Some more detail on this. If the call flow is that we have an MRCPRecog that plays a prompt while listening to user input, and then plays a response.
The incoming RTP packets are very crudely like this, where the caller is silent then says something to the prompt and is then silent again.
_______________nnnnnnnnnnnnnn_________________
The flat lines are RTP packets containing silence, and the n's represent audio. The outgoing RTP packets from our side over the same period are:
nnnnnnnnnnnnnn nnnnnnnnnnnnnn
Note we send no RTP packets at all during the listening state.

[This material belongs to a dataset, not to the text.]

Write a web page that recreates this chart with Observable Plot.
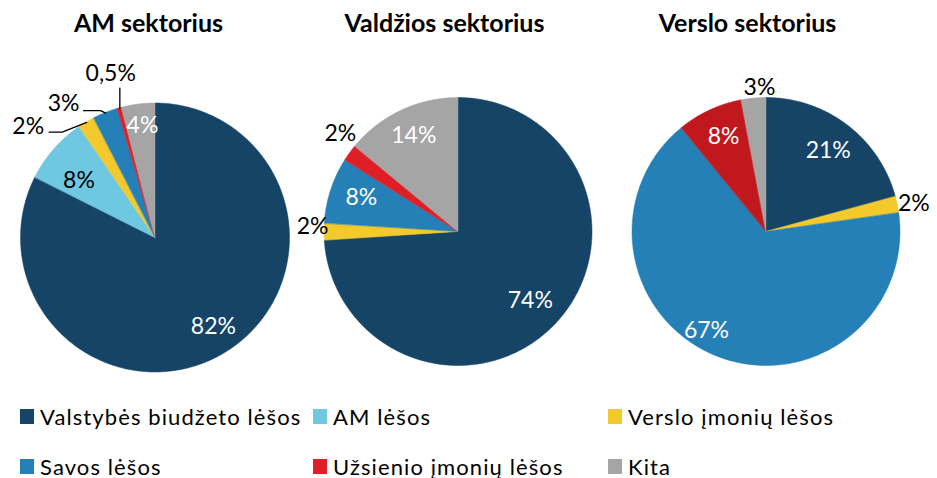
<!DOCTYPE html>
<html>
<head>
<meta charset="utf-8">
<script src="https://cdn.jsdelivr.net/npm/d3@7"></script>
<script src="https://cdn.jsdelivr.net/npm/@observablehq/plot@0.6"></script>
<style>
  html, body { margin: 0; padding: 0; background: #fff; }
  body { width: 937px; height: 478px; overflow: hidden; font-family: Lato, "Noto Sans", sans-serif; }
  #legend { position: relative; width: 937px; height: 88px; }
  .item { position: absolute; display: flex; align-items: center; font-size: 22px; color: #000; white-space: nowrap; letter-spacing: 1.1px; }
  .sw { width: 14px; height: 15px; margin-right: 6px; flex: none; }
  g[aria-label="title"] text { letter-spacing: 1px; }
</style>
</head>
<body>
<div id="chart"></div>
<div id="legend"></div>
<script>
// ---------- data ----------
const sectors = ["AM sektorius", "Valdžios sektorius", "Verslo sektorius"];
const categories = ["Valstybės biudžeto lėšos", "AM lėšos", "Verslo įmonių lėšos", "Savos lėšos", "Užsienio įmonių lėšos", "Kita"];
const amValues = [82, 8, 2, 3, 0.5, 4];
const valdziosValues = [74, 0, 2, 8, 2, 14];
const versloValues = [21, 0, 2, 67, 8, 3];
const amLabels = ["82%", "8%", "2%", "3%", "0,5%", "4%"];
const valdziosLabels = ["74%", "", "2%", "8%", "2%", "14%"];
const versloLabels = ["21%", "", "2%", "67%", "8%", "3%"];

// ---------- styles / layout ----------
const palette = ["#154466", "#6fc8e1", "#f3c92b", "#2480b6", "#df1f26", "#a5a5a5"];
const W = 937, H = 390;
const layout = [
  { cx: 155, cy: 237.5, R: 134.5, titleX: 148,
    labelPolar: [[147, .79], [306.7, .71], [311.3, 1.26], [325.6, 1.21], [344.8, 1.27], [353.4, .84]],
    labelInk: ["#fff", "#000", "#000", "#000", "#000", "#fff"],
    leaders: [null, null, {dx: 21, dy: 6, run: 13}, {dx: 20, dy: 7, run: 17}, {vertical: true, dy: 15}, null],
    colors: palette },
  { cx: 458, cy: 231.5, R: 134, titleX: 444,
    labelPolar: [[133.6, .74], null, [272.2, 1.09], [289.6, .77], [309.9, 1.15], [335, .79]],
    labelInk: ["#fff", "#000", "#000", "#fff", "#000", "#fff"],
    leaders: [], colors: palette },
  { cx: 766, cy: 231.5, R: 134, titleX: 747,
    labelPolar: [[37.3, .76], null, [79, 1.12], [211.4, .86], [335.8, .78], [357.2, 1.08]],
    labelInk: ["#fff", "#000", "#000", "#fff", "#fff", "#000"],
    leaders: [], colors: ["#154466", "#6fc8e1", "#f3c92b", "#2480b6", "#c1181d", "#a5a5a5"] }
];

const allValues = [amValues, valdziosValues, versloValues];
const allLabels = [amLabels, valdziosLabels, versloLabels];

const rad = a => a * Math.PI / 180;
const polar = (L, ang, r) => ({ x: L.cx + L.R * r * Math.sin(rad(ang)), y: L.cy - L.R * r * Math.cos(rad(ang)) });

const wedgePts = [], labelRows = [], leaderPts = [], titleRows = [];
sectors.forEach((s, si) => {
  const L = layout[si], vals = allValues[si];
  const total = d3.sum(vals);
  let acc = 0;
  titleRows.push({ title: s, x: L.titleX, y: 23 });
  vals.forEach((v, ci) => {
    const a0 = acc / total * 360, a1 = (acc + v) / total * 360;
    acc += v;
    if (v <= 0) return;
    const n = Math.max(2, Math.ceil((a1 - a0) / 0.5));
    for (let k = 0; k <= n; k++) {
      const p = polar(L, a0 + (a1 - a0) * k / n, 1);
      wedgePts.push({ key: s + ci, cx: L.cx, cy: L.cy, x: p.x, y: p.y, color: L.colors[ci] });
    }
    const lp = L.labelPolar[ci];
    const txt = allLabels[si][ci];
    if (lp && txt) {
      const p = polar(L, lp[0], lp[1]);
      labelRows.push({ text: txt, x: p.x, y: p.y, ink: L.labelInk[ci] });
      const ld = L.leaders[ci];
      if (ld) {
        const end = polar(L, (a0 + a1) / 2, 1);
        if (ld.vertical) {
          leaderPts.push({ id: s + ci, x: end.x, y: p.y + ld.dy }, { id: s + ci, x: end.x, y: end.y });
        } else {
          const sx = p.x + ld.dx, sy = p.y + ld.dy;
          leaderPts.push({ id: s + ci, x: sx, y: sy }, { id: s + ci, x: sx + ld.run, y: sy }, { id: s + ci, x: end.x, y: end.y });
        }
      }
    }
  });
});

const chart = Plot.plot({
  width: W, height: H,
  margin: 0,
  x: { domain: [0, W], range: [0, W], axis: null },
  y: { domain: [0, H], range: [0, H], axis: null },
  style: { fontFamily: "Lato, 'Noto Sans', sans-serif", background: "#fff" },
  marks: [
    Plot.area(wedgePts, { x1: "cx", y1: "cy", x2: "x", y2: "y", z: "key", fill: "color", stroke: "color", strokeWidth: 0.5 }),
    Plot.line(leaderPts, { x: "x", y: "y", z: "id", stroke: "#000", strokeWidth: 1.3 }),
    Plot.text(labelRows, { x: "x", y: "y", text: "text", fill: "ink", fontSize: 23 }),
    Plot.text(titleRows, { x: "x", y: "y", text: "title", fontSize: 25, fontWeight: "bold", fill: "#000", ariaLabel: "title" })
  ]
});
document.getElementById("chart").appendChild(chart);

// ---------- legend ----------
const legendCols = [20, 313, 608];
const legendRows = [26, 76];
const leg = document.getElementById("legend");
categories.forEach((c, i) => {
  const d = document.createElement("div");
  d.className = "item";
  d.style.left = legendCols[i % 3] + "px";
  d.style.top = (legendRows[Math.floor(i / 3)] - 12) + "px";
  d.style.height = "24px";
  d.innerHTML = `<span class="sw" style="background:${palette[i]}"></span><span>${c}</span>`;
  leg.appendChild(d);
});
</script>
</body>
</html>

What happens when we send nothing at all is that the first packet after the silence appears to get rewritten by the VOIP provider. The packet they receive from us after the silence has a sequence number one greater than the prior packet and it's timestamp is 5 seconds after the prior packet. Our provider seems to rewrite its timestamp to be the timestamp of the prior packet plus its length (160ms). Then the final destination seeing the mismatch between arrival time and timestamp interprets this as jitter and ignores the first set of packets so the initial part of the prompt after recognition is not heard by the caller.
What our provider says, is that we should be sending packets during the listening state even though we're not saying anything at that point i.e.:
nnnnnnnnnnnnnn____________________nnnnnnnnnnnnnn
As mentioned transmit_silence = yes does not seem to cause the required behaviour.
I have tried this with a different VOIP provider and I also experience prompt clipping, so it does not appear to be unique to our provider.
Is there anyway to cause silent RTP packets to be transmitted during the listening phase of MRCPRecog ?